Note, Appropriate caching can help in avoiding the deserialization overheads.

Executor Dynamic Allocation

Spark is equipped well with the elastic scaling that dynamically adds or removes executors based on the need and availability of resources in the cluster for better optimisation of compute capacity. spark.dynamicAllocation.enabled is the property that allows us to enable the dynamic allocation of resources. Dynamic allocation kicks in when the spark context is initialised and there are two policies namely scale up which requests new executors when there are pending tasks and increases the number of executors and scale down which removes executors that have been idle for spark.dynamicAllocation.executorIdleTimeout seconds. Note that spark external shuffle service should be enabled to enable dynamic allocation, this is controlled by spark_shuffle_service_enabled property.

Processing Close to Storage

As a thumb rule for building distributed systems the processing is most desired to be closest to storage for low read latencies and lesser expensive disk IO and reducing the data movement.

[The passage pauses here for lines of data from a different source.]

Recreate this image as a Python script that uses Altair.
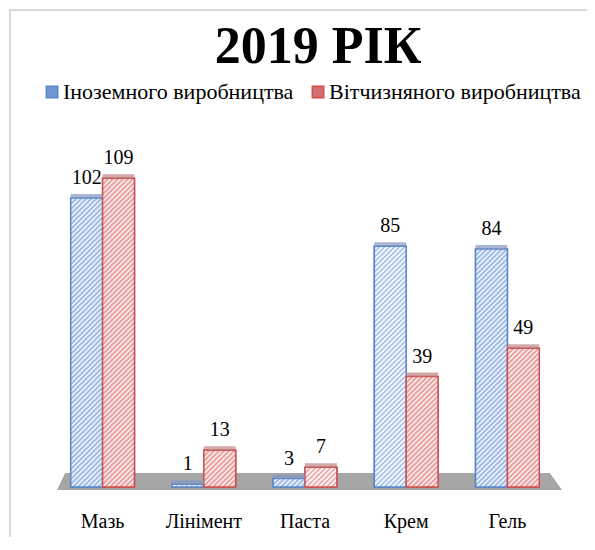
import altair as alt

# ---------------- data ----------------
categories = ["Мазь", "Лінімент", "Паста", "Крем", "Гель"]
series = ["Іноземного виробництва", "Вітчизняного виробництва"]
foreign = [102, 1, 3, 85, 84]
domestic = [109, 13, 7, 39, 49]
title_text = "2019 РІК"

# ---------------- layout / style constants ----------------
PLOT_W, PLOT_H = 506, 340
Y_MAX = 120
PAD_IN = 0.37
FONT = "'Liberation Serif', 'Times New Roman', Tinos, 'DejaVu Serif', serif"

mid = ["#6f95d2", "#d46e6e"]
edge = ["#5b86c9", "#cc5050"]
stripe = ["#a7c1ea", "#eda7a7"]
gap = ["#eef3fb", "#fbeded"]
topc = ["#8497bd", "#bd8484"]

bar_w = PLOT_W / len(categories) * (1 - PAD_IN) / len(series)


def hatch(value, i, period=5.0):
    w = bar_w
    h = max(value * PLOT_H / Y_MAX, 0.5)
    s = (w + h) / (w * w + h * h)
    n = (w + h) / period
    stops = []
    k = 0
    while k < n:
        a = k / n
        b = min((k + 0.5) / n, 1)
        c = min((k + 1) / n, 1)
        stops += [
            {"offset": a, "color": stripe[i]},
            {"offset": b, "color": stripe[i]},
            {"offset": b, "color": gap[i]},
            {"offset": c, "color": gap[i]},
        ]
        k += 1
    return {"gradient": "linear", "x1": 0, "y1": 0, "x2": s * w, "y2": s * h, "stops": stops}


rows = []
for si, vals in enumerate([foreign, domestic]):
    for cat, v in zip(categories, vals):
        rows.append({
            "category": cat,
            "series": series[si],
            "value": v,
            "grad": hatch(v, si),
            "edgec": edge[si],
            "topc": topc[si],
        })

data = alt.Data(values=rows)
one = alt.Data(values=[{"a": 0}])

x_enc = alt.X("category:N", sort=categories,
              scale=alt.Scale(paddingInner=PAD_IN, paddingOuter=PAD_IN / 2),
              axis=alt.Axis(title=None, labelAngle=0, ticks=False, domain=False,
                            labelFont=FONT, labelFontSize=20, labelColor="black",
                            labelPadding=24))
xo_enc = alt.XOffset("series:N", sort=series, scale=alt.Scale(domain=series))
y_enc = alt.Y("value:Q", stack=None, scale=alt.Scale(domain=[0, Y_MAX], nice=False),
              axis=None)

legend = alt.Legend(orient="none", legendX=-11, legendY=-66, direction="horizontal",
                    title=None, labelFont=FONT, labelFontSize=22, labelColor="black",
                    symbolType="square", symbolSize=130, symbolStrokeWidth=1.5,
                    labelOffset=0, columnPadding=13, labelLimit=0, padding=0)

frame = alt.Chart(one).mark_rect(fillOpacity=0, stroke="#d9d9d9", strokeWidth=2).encode(
    x=alt.value(-42), x2=alt.value(580), y=alt.value(-137), y2=alt.value(520)
)

floor_path = "M -1 0.0337 L -0.968 -0.0337 L 0.952 -0.0337 L 1 0.0337 Z"
floor = alt.Chart(one).mark_point(shape=floor_path, filled=True, fill="#a6a6a6",
                                  opacity=1, strokeWidth=0, size=255025).encode(
    x=alt.value(257.5), y=alt.value(334.5)
)

title = alt.Chart(one).mark_text(text=title_text, font=FONT, fontSize=52, fontWeight="bold",
                                 align="center", baseline="alphabetic", color="black").encode(
    x=alt.value(266), y=alt.value(-84)
)

base = alt.Chart(data).mark_bar(strokeWidth=1.5).encode(
    x=x_enc, xOffset=xo_enc, y=y_enc,
    fill=alt.Fill("series:N", sort=series, scale=alt.Scale(domain=series, range=mid), legend=legend),
    stroke=alt.Stroke("series:N", sort=series, scale=alt.Scale(domain=series, range=edge), legend=legend),
)

hatched = alt.Chart(data).mark_bar(strokeWidth=1.5).encode(
    x=x_enc, xOffset=xo_enc, y=y_enc,
    fill=alt.Fill("grad:N", scale=None),
    stroke=alt.Stroke("edgec:N", scale=None),
)

tops = alt.Chart(data).mark_tick(thickness=4, size=bar_w, yOffset=-2).encode(
    x=x_enc, xOffset=xo_enc, y=y_enc,
    color=alt.Color("topc:N", scale=None),
)

labels = alt.Chart(data).mark_text(font=FONT, fontSize=20, baseline="alphabetic",
                                   dy=-14, color="black").encode(
    x=x_enc, xOffset=xo_enc, y=y_enc, text="value:Q"
)

chart = (
    alt.layer(frame, floor, title, base, hatched, tops, labels)
    .properties(
        width=PLOT_W, height=PLOT_H,
        autosize=alt.AutoSizeParams(type="none"),
        padding={"left": 44, "top": 139, "right": 29, "bottom": 50},
    )
    .configure(background="white", font=FONT)
    .configure_view(strokeWidth=0, stroke="transparent")
)

chart.save("out.html", embed_options={"renderer": "svg", "actions": False})
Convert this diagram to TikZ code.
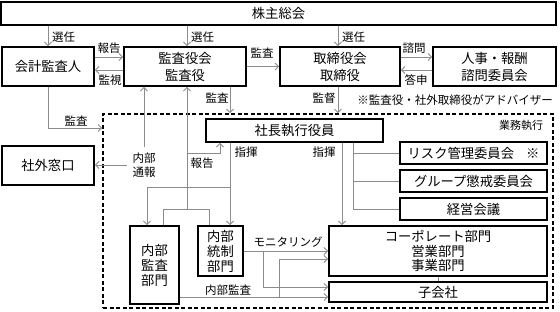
\documentclass[tikz,border=0pt]{standalone}
\usepackage{fontspec}
\setmainfont{Noto Sans CJK JP}
\usetikzlibrary{arrows.meta,calc}
\definecolor{linegray}{RGB}{140,140,140}
\begin{document}
\begin{tikzpicture}[x=1pt,y=-1pt,
  box/.style={draw=black,line width=1.8pt,inner sep=0pt,align=center,
    font=\fontsize{13.3}{17}\selectfont},
  conn/.style={draw=linegray,line width=0.9pt},
  arr/.style={conn,-{Straight Barb[length=3.5pt,width=7pt]}},
  lbl/.style={font=\fontsize{11.5}{13.5}\selectfont,inner sep=1pt,align=center}]
\fill[white] (0,0) rectangle (560,312);
\useasboundingbox (0,0) rectangle (560,312);
% helper columns / rows
\coordinate (cA) at (187,0);
\coordinate (cB) at (230,0);
\coordinate (cC) at (338,0);
\coordinate (cD) at (342,0);
\coordinate (cE) at (353,0);
\coordinate (cG) at (220,0);
\coordinate (cH) at (147,0);
\coordinate (cI) at (163,0);
\coordinate (cJ) at (209,0);
\coordinate (cK) at (263,0);
\coordinate (cL) at (279,0);
\coordinate (r57) at (0,57);
\coordinate (r70) at (0,70);
\coordinate (r128) at (0,128);
\coordinate (r153) at (0,153);
\coordinate (r187) at (0,187);
\coordinate (r209) at (0,209);
\coordinate (r259) at (0,259);
\coordinate (r287) at (0,287);
\coordinate (r297) at (0,297);
% dashed area
\node[draw=black,line width=1.6pt,dash pattern=on 4pt off 2.5pt,inner sep=0pt,
  minimum width=450pt,minimum height=194pt] (gyomu) at (328,211) {};
% boxes
\node[box,minimum width=555pt,minimum height=23pt] (kabu) at (278.5,13.5) {株主総会};
\node[box,minimum width=92pt,minimum height=39pt] (kaikei) at (48,66.5) {会計監査人};
\node[box,minimum width=122pt,minimum height=39pt] (kansa) at (185,66.5) {監査役会\\監査役};
\node[box,minimum width=120pt,minimum height=39pt] (tori) at (340,66.5) {取締役会\\取締役};
\node[box,minimum width=123pt,minimum height=39pt] (jinji) at (494.5,66.5) {人事・報酬\\諮問委員会};
\node[box,minimum width=177pt,minimum height=23pt] (shacho) at (294.5,130.5) {社長執行役員};
\node[box,minimum width=147pt,minimum height=22pt] (risk) at (473.5,153) {リスク管理委員会\hspace{12pt}※};
\node[box,minimum width=147pt,minimum height=22pt] (group) at (473.5,181) {グループ懲戒委員会};
\node[box,minimum width=147pt,minimum height=22pt] (keiei) at (473.5,209) {経営会議};
\node[box,minimum width=218pt,minimum height=50pt,font=\fontsize{13.3}{14.5}\selectfont] (corp) at (438,251) {コーポレート部門\\営業部門\\事業部門};
\node[box,minimum width=218pt,minimum height=20pt] (kogaisha) at (438,292) {子会社};
\node[box,minimum width=92pt,minimum height=39pt] (shagai) at (48,165.5) {社外窓口};
\node[box,minimum width=49pt,minimum height=78pt,font=\fontsize{13.3}{15}\selectfont] (naibukansa) at (154.5,265) {内部\\監査\\部門};
\node[box,minimum width=45pt,minimum height=50pt,font=\fontsize{13.3}{15}\selectfont] (naibutousei) at (220.5,251) {内部\\統制\\部門};
% labels
\node[lbl,anchor=west] (s1) at (51,37.5) {選任};
\node[lbl,anchor=west] (s2) at (190,37.5) {選任};
\node[lbl,anchor=west] (s3) at (341,37.5) {選任};
\node[lbl] (lhokoku1) at (109,48) {報告};
\node[lbl] (lkanshi) at (110,80) {監視};
\node[lbl] (lkansa1) at (262,53) {監査};
\node[lbl] (lshimon) at (414,48) {諮問};
\node[lbl] (ltoshin) at (416,80) {答申};
\node[lbl] (lkansa2) at (76,121) {監査};
\node[lbl] (lkansa3) at (217,98) {監査};
\node[lbl] (lkantoku) at (324,98) {監督};
\node[lbl] (note) at (455,100) {※監査役・社外取締役がアドバイザー};
\node[lbl,font=\fontsize{11}{13}\selectfont] (lgyomu) at (521,125) {業務執行};
\node[lbl,outer sep=5pt] (naibutsuho) at (144,165) {内部\\通報};
\node[lbl] (lhokoku2) at (202,163) {報告};
\node[lbl] (lshiki1) at (246,152) {指揮};
\node[lbl] (lshiki2) at (324,152) {指揮};
\node[lbl] (lmonitor) at (288,242) {モニタリング};
\node[lbl] (lnaibu) at (228,290) {内部監査};
% connectors: top part
\draw[arr] (kabu.south -| kaikei.north) -- (kaikei.north);
\draw[arr] (kabu.south -| cA) -- (kansa.north -| cA);
\draw[arr] (kabu.south -| cC) -- (tori.north -| cC);
\draw[arr] (kaikei.east |- r57) -- (kansa.west |- r57);
\draw[arr] (kansa.west |- r70) -- (kaikei.east |- r70);
\draw[arr] (kansa.east) -- (tori.west);
\draw[arr] (tori.east |- r57) -- (jinji.west |- r57);
\draw[arr] (jinji.west |- r70) -- (tori.east |- r70);
\draw[arr] (kaikei.south) |- (gyomu.west |- r128);
\draw[arr] (kansa.south -| cB) -- (gyomu.north -| cB);
\draw[arr] (tori.south -| cC) -- (gyomu.north -| cC);
% whistleblowing
\draw[arr] (naibutsuho.north) -- (kansa.south -| naibutsuho.north);
\draw[arr] (naibutsuho.west) -- (shagai.east |- naibutsuho.west);
% reports from internal departments
\draw[conn] (naibukansa.north -| cI) -- (cI |- r209) -- (cJ |- r209) -- (naibutousei.north -| cJ);
\draw[arr] (cA |- r209) -- (kansa.south -| cA);
\draw[arr] (cA |- r153) -| (shacho.south -| cG);
% command
\draw[arr] (shacho.south -| cB) -- (naibutousei.north -| cB);
\draw[arr] (cB |- r187) -| (naibukansa.north -| cH);
\draw[arr] (shacho.south -| cD) -- (corp.north -| cD);
\draw[conn] (shacho.south -| cE) |- (keiei.west);
\draw[conn] (cE |- risk.west) -- (risk.west);
\draw[conn] (cE |- group.west) -- (group.west);
\draw[conn] (corp.south) -- (kogaisha.north);
% monitoring
\draw[arr] (naibutousei.east) -- (corp.west);
\draw[arr] (cK |- naibutousei.east) |- (kogaisha.west |- r287);
% internal audit
\draw[arr] (naibukansa.east |- r297) -- (kogaisha.west |- r297);
\draw[arr] (cL |- r297) |- (corp.west |- r259);
\end{tikzpicture}
\end{document}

The locality configurations in Spark help in determining the right most pick out of the five supported settings.

PROCESS_LOCAL — data and processing are localized on the same JVM
NODE_LOCAL — data and processing are in the same node but on different executor. This level is slower than the previous one because it has to move the data between processed
RACK_LOCAL — data is located in other node than processing but both nodes are on the same rack. Obviously here the data is moved through the network.
NO_PREF — means no locality preference.
ANY — data is elsewhere but not on the same rack.

However, it is important to know that the locality levels works like an hierarchical precedence so if there is no data fetched at a level spark would look for the lower locality level after waiting for the timeout window set by spark.locality.wait setting.

Fair Scheduling

By default Spark executes tasks in FIFO sequence but in order to achieve better parallelism for independent tasks its recommended to change the schedular setting to fair scheduling for tasks to be picked and executed in round robin manner. Create a poll of tasks based on the them being mutually exclusive.

Use Broadcast Variables and Cache

Broadcast variables in Spark is a way for sharing read-only variables across executors. Without broadcast variables these variables would be transported to each executor for every transformation and action, which would cause network overhead. However, with broadcast variables, they are shipped once and are cached for future reference at all executors.

Keep eying for the caching needs of data frames wherever feasible and optimised as this would lower down the GC overhead and memory utilisation.

Conclusion

Reiterating that knowing the eventual goal and the most desired performance properties of the system you are building is important. It is about knowing what you want and what you can compromise. At times, in order to achieve a performance goal you need to trade off another one.